O movimento ritmado e o equilíbrio das esculturas entretêm o público, atraem o olhar, sem deixar de provocar questionamentos. Será que a exposição está pronta? A aparência de inacabado e a transparência das peças são relevantes ao chamarem atenção para o processo de construção, para o devir. Na verdade, uma obra de arte, assim como um museu, nunca está pronta, acabada. Ao contrário, eles são abertos, provisórios, intermináveis, sempre sujeitos a outras compreensões e sentidos que estão por vir. Não apenas porque estão à espera do olhar e do toque dos mais diversos públicos, mas, porque eles se transformam, adquirem outros significados com o passar do tempo.

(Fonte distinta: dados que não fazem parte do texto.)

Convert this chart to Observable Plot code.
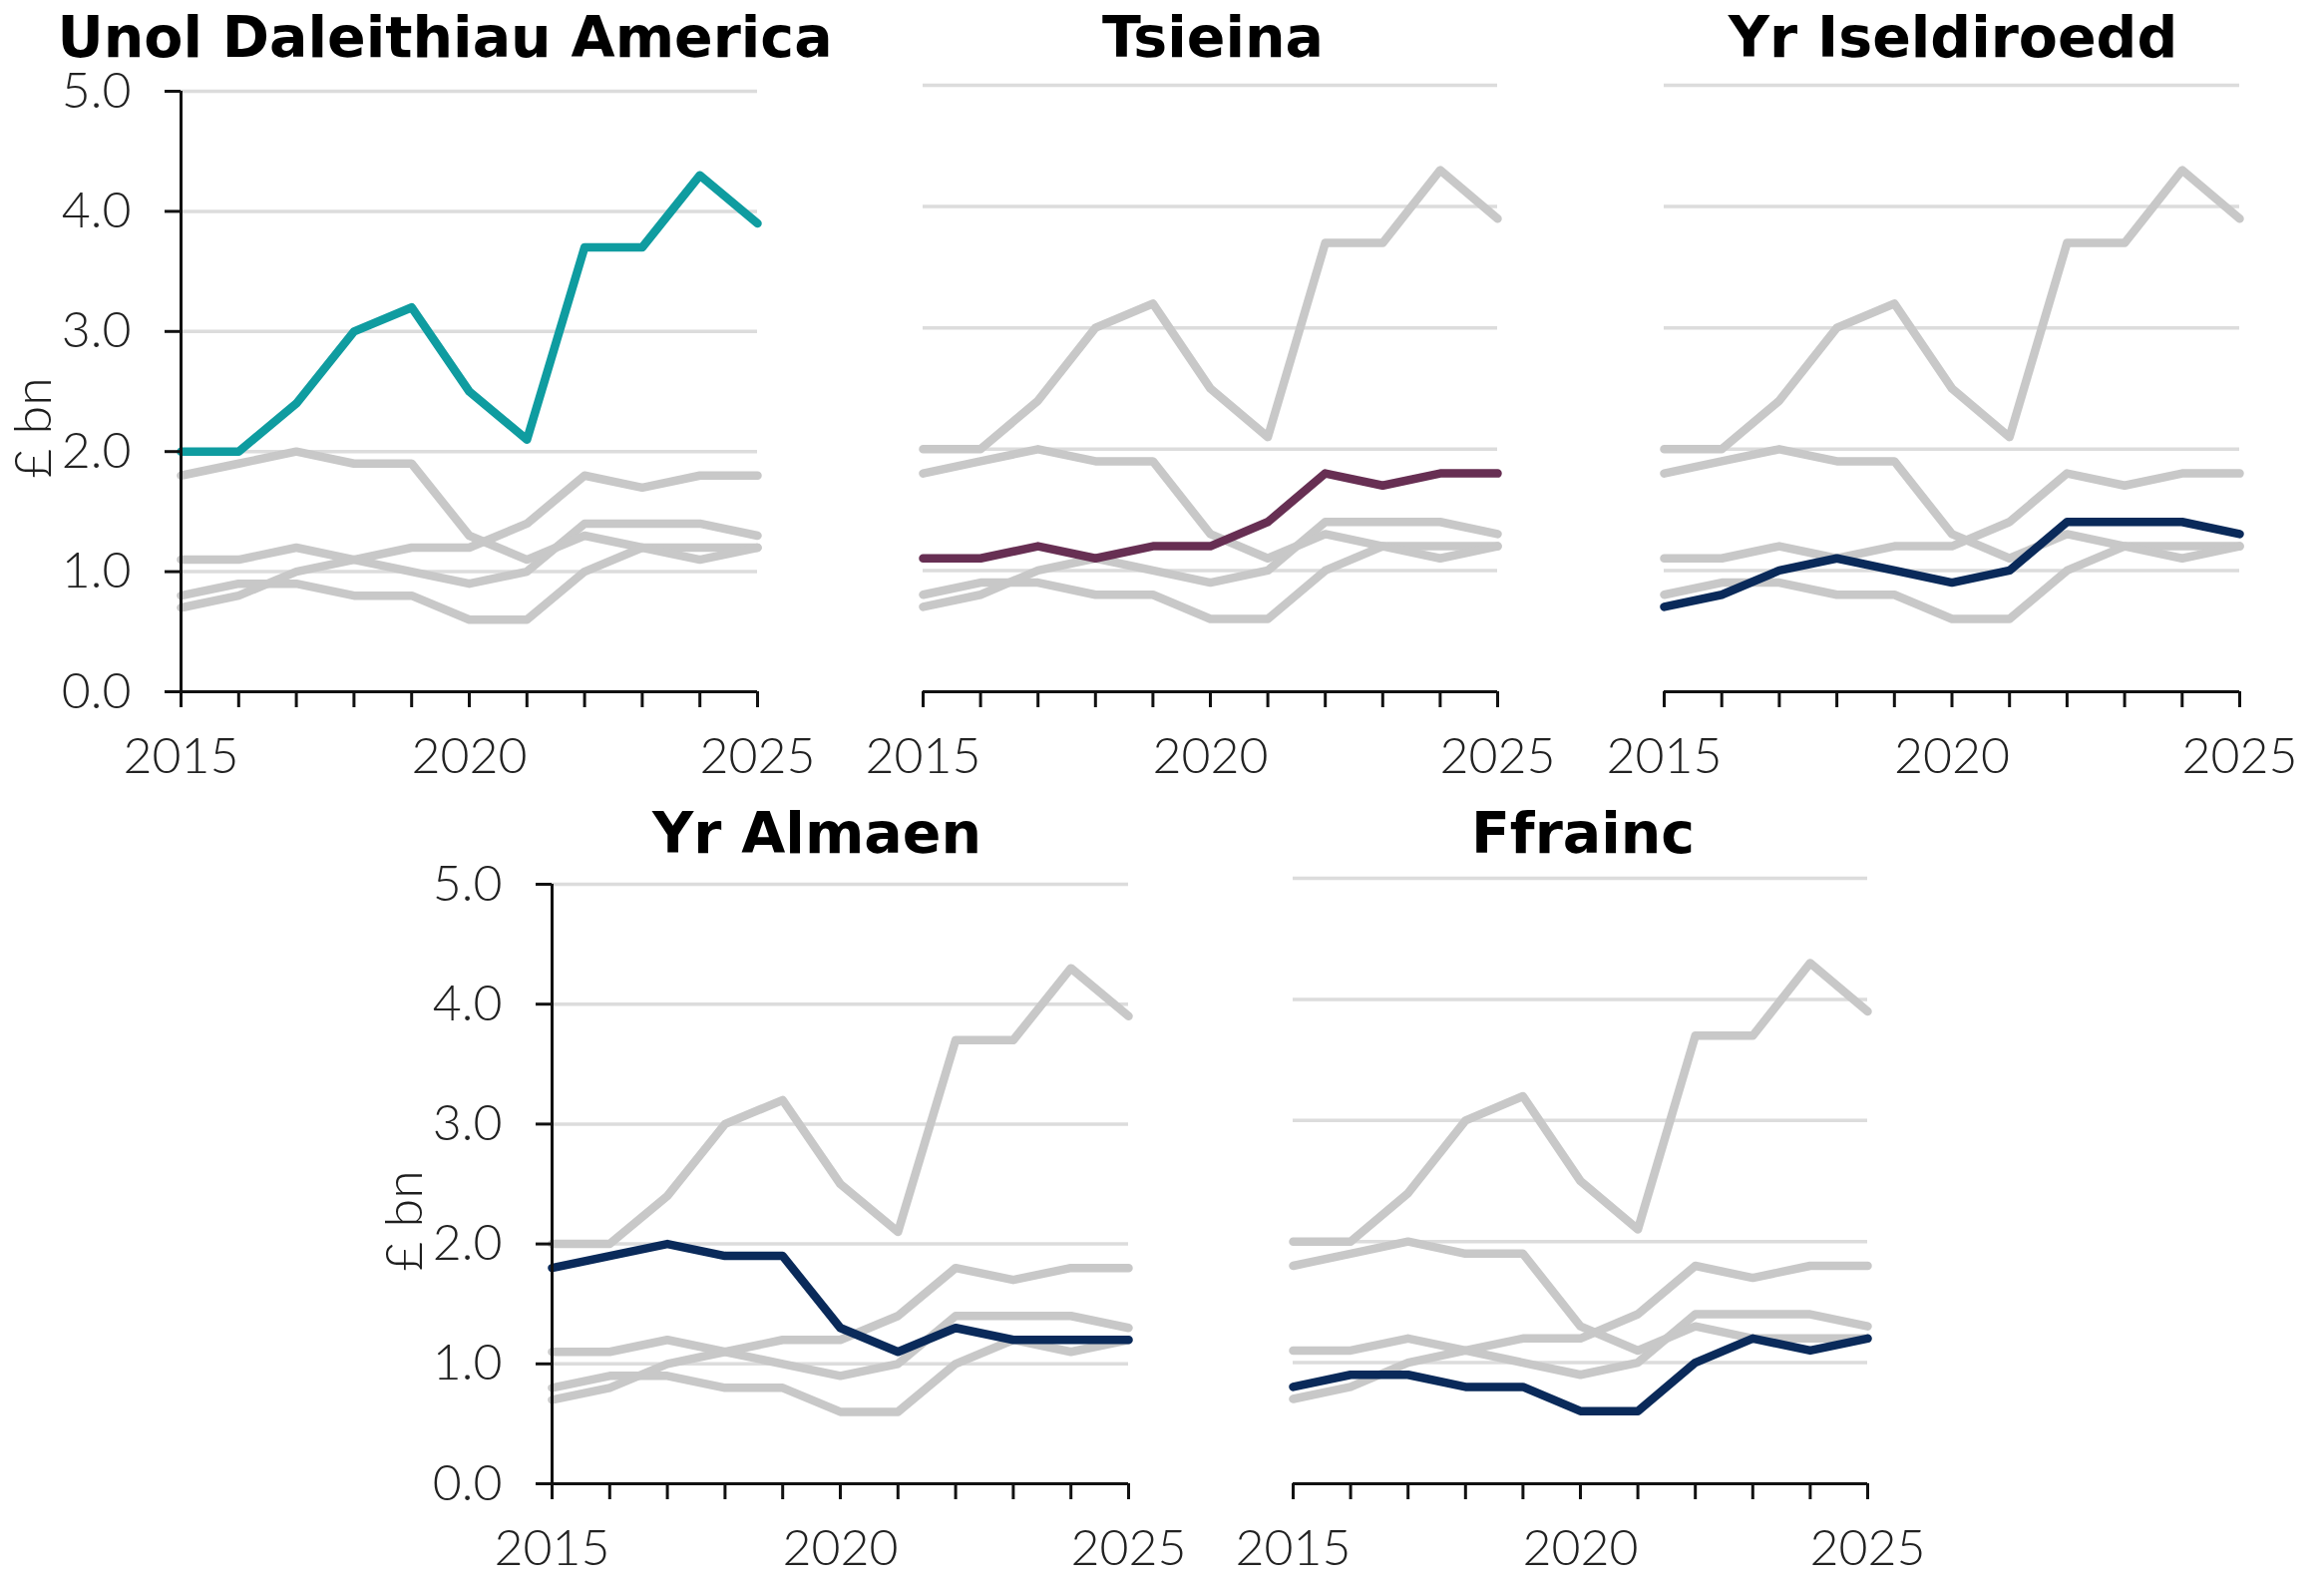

Esses trabalhos de Raul Mourão estão em plena sintonia com o projeto de acervo que está sendo implantado no MuBE. Em vez de ser um lugar que simplesmente abriga obras, o museu está tentando adquirir o direito de realizar projetos dos artistas. Assim, a documentação e a memória do que ocorreu devem ser arquivadas para que possam ser propagadas e realizadas novamente no futuro sem a necessidade da presença física do artista. Mais do que conservar a materialidade de um trabalho, interessa compreender o projeto e as suas variáveis. Em vez de um acervo de objetos, o museu abriga, estuda e realiza obras concebidas pelos artistas como efêmeras, montadas para as exposições e depois desfeitas. Daí a importância do memorial descritivo, depoimentos, informações técnicas e conceituais para a sua execução. As concepções e as ideias do artista são mais relevantes do que os tubos de aço e braçadeiras que compõem o seu trabalho, uma vez que eles podem ser alugados e posteriormente devolvidos aos donos, mas as ideias precisam ser registradas para que eventualmente possam dar vida aos materiais disponíveis no futuro, caso os tubos deixem de ser fabricados. 

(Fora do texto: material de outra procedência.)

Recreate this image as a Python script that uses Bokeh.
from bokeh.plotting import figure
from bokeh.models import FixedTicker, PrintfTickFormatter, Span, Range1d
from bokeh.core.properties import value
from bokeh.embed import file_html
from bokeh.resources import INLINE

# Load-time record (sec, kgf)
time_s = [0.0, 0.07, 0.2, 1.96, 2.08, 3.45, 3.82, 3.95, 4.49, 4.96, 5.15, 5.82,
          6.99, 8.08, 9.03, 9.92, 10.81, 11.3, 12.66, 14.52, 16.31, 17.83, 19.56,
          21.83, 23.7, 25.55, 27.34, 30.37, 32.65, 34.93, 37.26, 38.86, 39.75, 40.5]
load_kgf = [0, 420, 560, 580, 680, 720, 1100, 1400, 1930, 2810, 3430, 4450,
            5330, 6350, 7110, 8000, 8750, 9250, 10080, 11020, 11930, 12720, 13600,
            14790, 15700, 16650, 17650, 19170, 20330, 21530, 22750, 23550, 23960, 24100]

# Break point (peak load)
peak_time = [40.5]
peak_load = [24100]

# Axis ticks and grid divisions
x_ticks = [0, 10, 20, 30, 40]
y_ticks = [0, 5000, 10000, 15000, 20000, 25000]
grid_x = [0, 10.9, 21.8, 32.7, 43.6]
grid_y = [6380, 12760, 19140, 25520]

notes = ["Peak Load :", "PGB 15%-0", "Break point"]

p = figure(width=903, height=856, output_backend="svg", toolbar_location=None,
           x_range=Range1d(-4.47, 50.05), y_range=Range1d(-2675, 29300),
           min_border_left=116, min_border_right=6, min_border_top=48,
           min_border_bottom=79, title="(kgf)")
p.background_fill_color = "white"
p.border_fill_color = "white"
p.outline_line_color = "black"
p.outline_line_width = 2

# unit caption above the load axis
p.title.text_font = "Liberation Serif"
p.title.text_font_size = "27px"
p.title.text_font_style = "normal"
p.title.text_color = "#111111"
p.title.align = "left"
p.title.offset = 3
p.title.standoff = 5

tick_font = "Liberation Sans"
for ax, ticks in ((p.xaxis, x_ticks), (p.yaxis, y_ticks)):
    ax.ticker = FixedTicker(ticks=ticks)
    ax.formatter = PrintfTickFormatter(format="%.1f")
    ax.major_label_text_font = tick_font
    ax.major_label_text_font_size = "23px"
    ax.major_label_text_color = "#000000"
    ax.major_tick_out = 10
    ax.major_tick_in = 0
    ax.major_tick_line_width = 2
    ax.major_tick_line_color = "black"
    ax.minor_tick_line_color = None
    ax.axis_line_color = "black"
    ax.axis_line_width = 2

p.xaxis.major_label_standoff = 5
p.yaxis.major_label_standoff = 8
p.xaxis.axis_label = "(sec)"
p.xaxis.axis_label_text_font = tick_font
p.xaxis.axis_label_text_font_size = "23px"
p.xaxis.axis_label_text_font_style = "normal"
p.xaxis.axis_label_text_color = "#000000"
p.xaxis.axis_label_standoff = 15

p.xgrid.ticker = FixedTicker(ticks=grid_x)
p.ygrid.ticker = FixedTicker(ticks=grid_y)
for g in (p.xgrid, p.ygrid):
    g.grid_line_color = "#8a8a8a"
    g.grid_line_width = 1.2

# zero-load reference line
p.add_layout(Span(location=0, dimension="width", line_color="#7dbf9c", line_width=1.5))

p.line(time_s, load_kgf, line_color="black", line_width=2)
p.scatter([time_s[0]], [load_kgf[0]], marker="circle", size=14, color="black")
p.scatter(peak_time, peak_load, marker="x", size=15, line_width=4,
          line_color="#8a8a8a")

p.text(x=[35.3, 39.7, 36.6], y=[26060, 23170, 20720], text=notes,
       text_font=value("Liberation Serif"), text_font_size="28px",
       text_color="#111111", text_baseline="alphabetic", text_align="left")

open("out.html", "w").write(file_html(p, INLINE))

As estruturas modulares, usadas em grandes projetos de engenharia, para o sujeito desavisado, poderiam indicar que o prédio do museu passa por alguma reforma. Embora o MuBE esteja bem conservado, conceitualmente está se revitalizando, está em obras. Nos últimos tempos, além de um curador, o museu ganhou nova gestão, nova diretoria, novos associados e conselheiros. O estatuto do museu foi revisto, fizemos um plano museológico e uma grade de exposições mais coerente com o objetivo de construir um museu mais dinâmico. A mostra de Raul Mourão faz parte desse novo MuBE e colabora para uma outra relação da arte com a arquitetura e a paisagem urbana, ressaltando o lugar onde estamos: aqui.

Cauê Alves

Curador-chefe do Museu de Arte Moderna de São Paulo (MAM-SP). Foi curador geral do Museu Brasileiro de Escultura (MuBE) de 2016 a 2020. Professor do Departamento de Arte da Faculdade de Filosofia, Comunicação, Letras e Artes da PUC-SP e do Centro Universitário Belas Artes de São Paulo.